++++ DATA EXTRACT ++++

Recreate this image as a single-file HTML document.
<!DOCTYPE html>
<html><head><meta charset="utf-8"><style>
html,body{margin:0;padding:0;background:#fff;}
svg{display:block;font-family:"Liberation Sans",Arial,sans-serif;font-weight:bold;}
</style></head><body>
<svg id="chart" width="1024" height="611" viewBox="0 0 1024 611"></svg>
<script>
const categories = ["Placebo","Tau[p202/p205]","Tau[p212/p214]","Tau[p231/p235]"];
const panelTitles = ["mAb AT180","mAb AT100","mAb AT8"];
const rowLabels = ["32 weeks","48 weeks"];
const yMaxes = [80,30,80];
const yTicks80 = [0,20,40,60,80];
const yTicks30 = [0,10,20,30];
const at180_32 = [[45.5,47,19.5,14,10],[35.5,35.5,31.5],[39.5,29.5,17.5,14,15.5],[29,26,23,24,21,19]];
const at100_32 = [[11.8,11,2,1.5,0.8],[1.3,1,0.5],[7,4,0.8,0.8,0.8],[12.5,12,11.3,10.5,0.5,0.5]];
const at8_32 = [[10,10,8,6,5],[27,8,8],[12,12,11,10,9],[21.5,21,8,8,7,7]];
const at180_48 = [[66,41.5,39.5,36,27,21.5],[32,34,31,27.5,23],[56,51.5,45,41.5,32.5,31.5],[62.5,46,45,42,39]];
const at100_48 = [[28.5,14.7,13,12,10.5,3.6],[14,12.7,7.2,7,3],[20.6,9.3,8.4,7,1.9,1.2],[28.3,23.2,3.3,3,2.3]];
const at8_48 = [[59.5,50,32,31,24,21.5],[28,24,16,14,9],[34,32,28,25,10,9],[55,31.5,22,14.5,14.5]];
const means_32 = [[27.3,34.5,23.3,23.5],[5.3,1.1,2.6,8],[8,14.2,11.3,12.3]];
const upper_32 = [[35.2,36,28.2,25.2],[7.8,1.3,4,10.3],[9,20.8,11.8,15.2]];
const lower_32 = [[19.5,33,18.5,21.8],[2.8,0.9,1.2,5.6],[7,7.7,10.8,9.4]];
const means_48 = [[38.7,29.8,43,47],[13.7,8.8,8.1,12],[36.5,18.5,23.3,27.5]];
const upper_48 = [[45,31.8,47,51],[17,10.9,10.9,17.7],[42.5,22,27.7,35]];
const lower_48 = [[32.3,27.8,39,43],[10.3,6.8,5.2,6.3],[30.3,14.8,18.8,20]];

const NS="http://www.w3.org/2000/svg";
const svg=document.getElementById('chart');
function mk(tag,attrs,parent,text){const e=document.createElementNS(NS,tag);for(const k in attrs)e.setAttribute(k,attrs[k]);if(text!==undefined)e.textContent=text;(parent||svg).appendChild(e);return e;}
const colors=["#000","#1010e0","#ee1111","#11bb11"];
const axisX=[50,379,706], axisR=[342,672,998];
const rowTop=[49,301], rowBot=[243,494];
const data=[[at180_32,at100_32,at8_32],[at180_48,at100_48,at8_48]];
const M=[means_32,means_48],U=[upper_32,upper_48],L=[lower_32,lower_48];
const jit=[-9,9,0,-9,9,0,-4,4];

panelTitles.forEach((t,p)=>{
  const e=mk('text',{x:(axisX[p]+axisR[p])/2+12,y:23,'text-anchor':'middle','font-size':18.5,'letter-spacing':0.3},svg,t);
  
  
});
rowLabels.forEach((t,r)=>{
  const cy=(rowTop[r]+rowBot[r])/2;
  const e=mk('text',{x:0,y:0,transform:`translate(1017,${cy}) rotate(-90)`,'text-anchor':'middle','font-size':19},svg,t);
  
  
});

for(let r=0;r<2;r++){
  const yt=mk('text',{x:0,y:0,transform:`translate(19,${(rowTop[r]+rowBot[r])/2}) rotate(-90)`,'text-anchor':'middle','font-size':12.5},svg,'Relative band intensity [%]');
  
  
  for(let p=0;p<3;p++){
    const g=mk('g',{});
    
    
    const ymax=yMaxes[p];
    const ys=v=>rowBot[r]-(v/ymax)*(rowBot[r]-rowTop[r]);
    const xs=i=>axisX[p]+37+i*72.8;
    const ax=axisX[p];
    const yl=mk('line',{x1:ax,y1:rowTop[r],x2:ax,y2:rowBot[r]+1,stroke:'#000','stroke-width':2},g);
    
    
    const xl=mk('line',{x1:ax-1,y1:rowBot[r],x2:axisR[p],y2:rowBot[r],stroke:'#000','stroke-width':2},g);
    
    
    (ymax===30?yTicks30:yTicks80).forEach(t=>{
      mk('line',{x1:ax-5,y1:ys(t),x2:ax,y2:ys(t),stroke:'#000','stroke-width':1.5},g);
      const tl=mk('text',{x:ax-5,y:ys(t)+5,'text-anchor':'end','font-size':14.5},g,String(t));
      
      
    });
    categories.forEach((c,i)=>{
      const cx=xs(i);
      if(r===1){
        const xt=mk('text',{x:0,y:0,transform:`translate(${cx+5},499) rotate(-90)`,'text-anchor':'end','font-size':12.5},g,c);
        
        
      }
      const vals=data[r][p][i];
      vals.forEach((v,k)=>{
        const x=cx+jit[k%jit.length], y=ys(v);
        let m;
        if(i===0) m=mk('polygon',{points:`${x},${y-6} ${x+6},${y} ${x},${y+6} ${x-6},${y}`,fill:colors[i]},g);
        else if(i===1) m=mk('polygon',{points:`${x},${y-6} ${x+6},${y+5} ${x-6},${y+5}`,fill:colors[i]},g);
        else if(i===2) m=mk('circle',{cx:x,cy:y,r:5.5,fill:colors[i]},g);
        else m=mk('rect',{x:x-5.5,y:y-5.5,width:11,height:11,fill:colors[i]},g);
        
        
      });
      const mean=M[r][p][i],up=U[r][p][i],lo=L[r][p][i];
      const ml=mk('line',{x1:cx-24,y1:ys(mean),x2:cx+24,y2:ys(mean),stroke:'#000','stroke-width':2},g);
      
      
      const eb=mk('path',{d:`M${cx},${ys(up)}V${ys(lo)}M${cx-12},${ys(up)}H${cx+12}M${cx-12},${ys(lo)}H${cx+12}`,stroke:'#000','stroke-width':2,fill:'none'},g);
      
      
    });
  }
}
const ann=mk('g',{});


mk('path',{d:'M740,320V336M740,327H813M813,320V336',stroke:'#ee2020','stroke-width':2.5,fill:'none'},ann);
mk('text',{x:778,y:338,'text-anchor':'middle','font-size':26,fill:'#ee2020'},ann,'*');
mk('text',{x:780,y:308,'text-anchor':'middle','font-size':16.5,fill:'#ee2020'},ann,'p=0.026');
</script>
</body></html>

++++

### SET EXERCISE
Write the data from above out again, exactly.

### PROBLEM SOLUTION
Recreate this image as a single-file HTML document.
<!DOCTYPE html>
<html><head><meta charset="utf-8"><style>
html,body{margin:0;padding:0;background:#fff;}
svg{display:block;font-family:"Liberation Sans",Arial,sans-serif;font-weight:bold;}
</style></head><body>
<svg id="chart" width="1024" height="611" viewBox="0 0 1024 611"></svg>
<script>
const categories = ["Placebo","Tau[p202/p205]","Tau[p212/p214]","Tau[p231/p235]"];
const panelTitles = ["mAb AT180","mAb AT100","mAb AT8"];
const rowLabels = ["32 weeks","48 weeks"];
const yMaxes = [80,30,80];
const yTicks80 = [0,20,40,60,80];
const yTicks30 = [0,10,20,30];
const at180_32 = [[45.5,47,19.5,14,10],[35.5,35.5,31.5],[39.5,29.5,17.5,14,15.5],[29,26,23,24,21,19]];
const at100_32 = [[11.8,11,2,1.5,0.8],[1.3,1,0.5],[7,4,0.8,0.8,0.8],[12.5,12,11.3,10.5,0.5,0.5]];
const at8_32 = [[10,10,8,6,5],[27,8,8],[12,12,11,10,9],[21.5,21,8,8,7,7]];
const at180_48 = [[66,41.5,39.5,36,27,21.5],[32,34,31,27.5,23],[56,51.5,45,41.5,32.5,31.5],[62.5,46,45,42,39]];
const at100_48 = [[28.5,14.7,13,12,10.5,3.6],[14,12.7,7.2,7,3],[20.6,9.3,8.4,7,1.9,1.2],[28.3,23.2,3.3,3,2.3]];
const at8_48 = [[59.5,50,32,31,24,21.5],[28,24,16,14,9],[34,32,28,25,10,9],[55,31.5,22,14.5,14.5]];
const means_32 = [[27.3,34.5,23.3,23.5],[5.3,1.1,2.6,8],[8,14.2,11.3,12.3]];
const upper_32 = [[35.2,36,28.2,25.2],[7.8,1.3,4,10.3],[9,20.8,11.8,15.2]];
const lower_32 = [[19.5,33,18.5,21.8],[2.8,0.9,1.2,5.6],[7,7.7,10.8,9.4]];
const means_48 = [[38.7,29.8,43,47],[13.7,8.8,8.1,12],[36.5,18.5,23.3,27.5]];
const upper_48 = [[45,31.8,47,51],[17,10.9,10.9,17.7],[42.5,22,27.7,35]];
const lower_48 = [[32.3,27.8,39,43],[10.3,6.8,5.2,6.3],[30.3,14.8,18.8,20]];

const NS="http://www.w3.org/2000/svg";
const svg=document.getElementById('chart');
function mk(tag,attrs,parent,text){const e=document.createElementNS(NS,tag);for(const k in attrs)e.setAttribute(k,attrs[k]);if(text!==undefined)e.textContent=text;(parent||svg).appendChild(e);return e;}
const colors=["#000","#1010e0","#ee1111","#11bb11"];
const axisX=[50,379,706], axisR=[342,672,998];
const rowTop=[49,301], rowBot=[243,494];
const data=[[at180_32,at100_32,at8_32],[at180_48,at100_48,at8_48]];
const M=[means_32,means_48],U=[upper_32,upper_48],L=[lower_32,lower_48];
const jit=[-9,9,0,-9,9,0,-4,4];

panelTitles.forEach((t,p)=>{
  const e=mk('text',{x:(axisX[p]+axisR[p])/2+12,y:23,'text-anchor':'middle','font-size':18.5,'letter-spacing':0.3},svg,t);
  
  
});
rowLabels.forEach((t,r)=>{
  const cy=(rowTop[r]+rowBot[r])/2;
  const e=mk('text',{x:0,y:0,transform:`translate(1017,${cy}) rotate(-90)`,'text-anchor':'middle','font-size':19},svg,t);
  
  
});

for(let r=0;r<2;r++){
  const yt=mk('text',{x:0,y:0,transform:`translate(19,${(rowTop[r]+rowBot[r])/2}) rotate(-90)`,'text-anchor':'middle','font-size':12.5},svg,'Relative band intensity [%]');
  
  
  for(let p=0;p<3;p++){
    const g=mk('g',{});
    
    
    const ymax=yMaxes[p];
    const ys=v=>rowBot[r]-(v/ymax)*(rowBot[r]-rowTop[r]);
    const xs=i=>axisX[p]+37+i*72.8;
    const ax=axisX[p];
    const yl=mk('line',{x1:ax,y1:rowTop[r],x2:ax,y2:rowBot[r]+1,stroke:'#000','stroke-width':2},g);
    
    
    const xl=mk('line',{x1:ax-1,y1:rowBot[r],x2:axisR[p],y2:rowBot[r],stroke:'#000','stroke-width':2},g);
    
    
    (ymax===30?yTicks30:yTicks80).forEach(t=>{
      mk('line',{x1:ax-5,y1:ys(t),x2:ax,y2:ys(t),stroke:'#000','stroke-width':1.5},g);
      const tl=mk('text',{x:ax-5,y:ys(t)+5,'text-anchor':'end','font-size':14.5},g,String(t));
      
      
    });
    categories.forEach((c,i)=>{
      const cx=xs(i);
      if(r===1){
        const xt=mk('text',{x:0,y:0,transform:`translate(${cx+5},499) rotate(-90)`,'text-anchor':'end','font-size':12.5},g,c);
        
        
      }
      const vals=data[r][p][i];
      vals.forEach((v,k)=>{
        const x=cx+jit[k%jit.length], y=ys(v);
        let m;
        if(i===0) m=mk('polygon',{points:`${x},${y-6} ${x+6},${y} ${x},${y+6} ${x-6},${y}`,fill:colors[i]},g);
        else if(i===1) m=mk('polygon',{points:`${x},${y-6} ${x+6},${y+5} ${x-6},${y+5}`,fill:colors[i]},g);
        else if(i===2) m=mk('circle',{cx:x,cy:y,r:5.5,fill:colors[i]},g);
        else m=mk('rect',{x:x-5.5,y:y-5.5,width:11,height:11,fill:colors[i]},g);
        
        
      });
      const mean=M[r][p][i],up=U[r][p][i],lo=L[r][p][i];
      const ml=mk('line',{x1:cx-24,y1:ys(mean),x2:cx+24,y2:ys(mean),stroke:'#000','stroke-width':2},g);
      
      
      const eb=mk('path',{d:`M${cx},${ys(up)}V${ys(lo)}M${cx-12},${ys(up)}H${cx+12}M${cx-12},${ys(lo)}H${cx+12}`,stroke:'#000','stroke-width':2,fill:'none'},g);
      
      
    });
  }
}
const ann=mk('g',{});


mk('path',{d:'M740,320V336M740,327H813M813,320V336',stroke:'#ee2020','stroke-width':2.5,fill:'none'},ann);
mk('text',{x:778,y:338,'text-anchor':'middle','font-size':26,fill:'#ee2020'},ann,'*');
mk('text',{x:780,y:308,'text-anchor':'middle','font-size':16.5,fill:'#ee2020'},ann,'p=0.026');
</script>
</body></html>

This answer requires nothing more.